When you get right down to it, Longhorn could be about pretty much anything. Hacking yottabytes of corporate secrets out of a protected server, for instance. Or gathering gems for your medieval patron, because apparently we love that crap. Instead, Longhorn woke up one morning and decided to be about stealing cows, swigging moonshine, and trying not to get a snake in yer boots.
It’s the very definition of pasted on, though I appreciate the effort to appeal to my Western sensibilities. Like most of the folks in my neighborhood I enjoy rustling cattle, have done so since I was old enough to balance atop a burro, so the setting would seem like a natural fit. Then I crack it open and discover it’s got just about nothing to do with a real cattle drive. More’s the shame.
Well, good news, because tacked-on setting or no, Longhorn is fine as cream gravy.
Hold onto yer hats. Here’s how Longhorn works.
You’ve got a grid of locations before you, each of them populated with cows of different colors. You’re an infamous Texan rustler come down to Mexico to drive cattle across the border, but you can only take one color of cattle at a time. Why? Because game, that’s why. Then you drive the cows a number of spaces equal to the number of cows you stole: steal one and you move one space, steal four and you’ve got to move four. Now, any old hand can tell you that having more cows oughta slow you down rather than slick lightning to your backside, but son, this here’s a game. More cows mean you move farther.
So you take three cows and move three spaces, then flip over the movement tile to the other side, revealing your competitor. Then it’s his turn to steal and move, then it’ll flip back to your turn.
Sounds simple enough, yeah? Well it ain’t, because the moment you deplete a location of cattle entirely, you’re honor-bound to complete its action token. These are laid out at random at the start of each game, and they completely change the way you approach your traveling plans. Sometimes you want to take a space’s final cow, because then you can brand cattle in an adjacent location, pick up some gold nuggets that are worth cash at the end of the game, hold up your rival for some cows of his own, or drink “snake oil” to take an extra turn. Then again, the space might be something bad, no place for a respectable criminal to hang his hat. It might be a rattlesnake gulch, stampeding some of your precious herd into adjacent spaces. Or an epidemic, killing off every last of one color of cow on the map — which can be good or bad, since the value of cows is higher when the game ends with lots of them left over, so it’s possible to purposely trigger an epidemic to wipe out your competitor’s favorite stock.
The worst option is the last one. Land on the Sheriff’s location and take the final cow, and you’re apprehended and bound for the noose. All the gold nuggets and prime beef of Chihuahua won’t save your hide then.

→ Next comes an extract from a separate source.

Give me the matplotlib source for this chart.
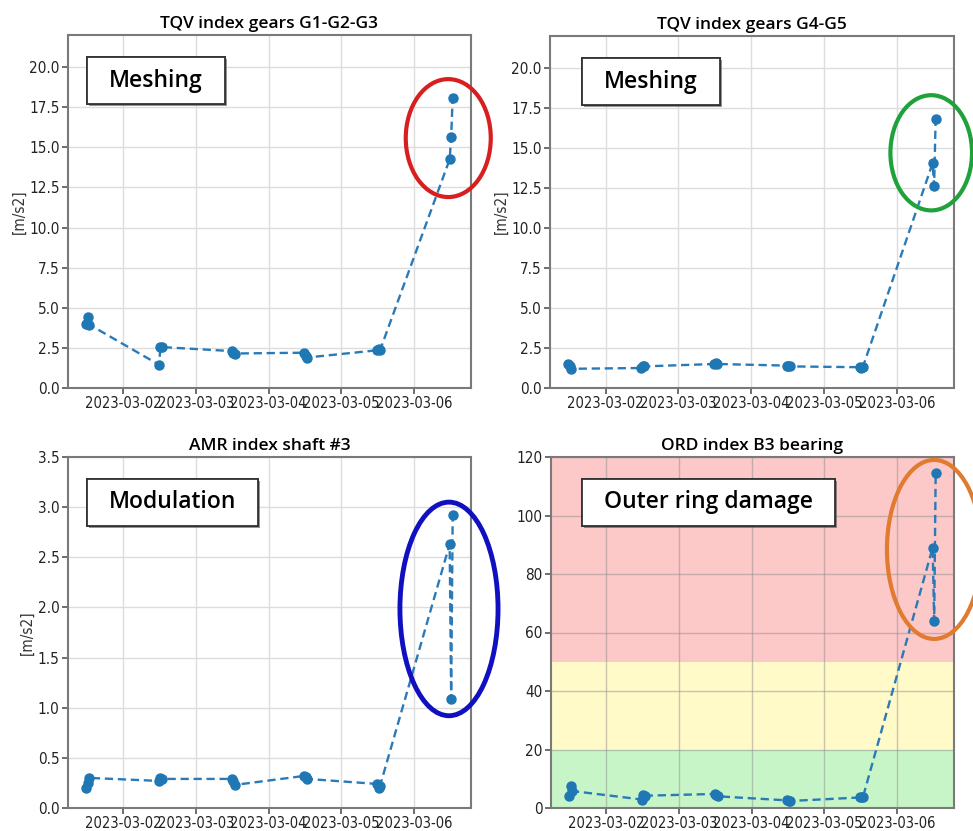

Truly, this is where Longhorn gets fore-handed. Which is a good thing, if’n you ain’t familiar with how to speak. See, every game offers something a bit different. Sometimes it’s big pickings, all gold and liquor; others you’ve got the Sheriff on your trail, turning the game from a race to acquire the most cash into a desperate attempt to stay out of the law’s way. Either way the rules stay the same, but it has a way of getting you to count out each possible move, figuring all the angles to assess which does you the least harm. I might even use a five-dollar word like zugzwang if Longhorn were German instead of Western, but we don’t say things like that on the prairie and count on escaping with our lives.
Even so, it’s a slim thing. It takes maybe a quarter hour from start to finish, and isn’t primed to blow your socks off. Instead, Longhorn is a steady hand. It knows what it’s doing. And as a two-cowpoke game for whittling away the time, it cuts a fine figure.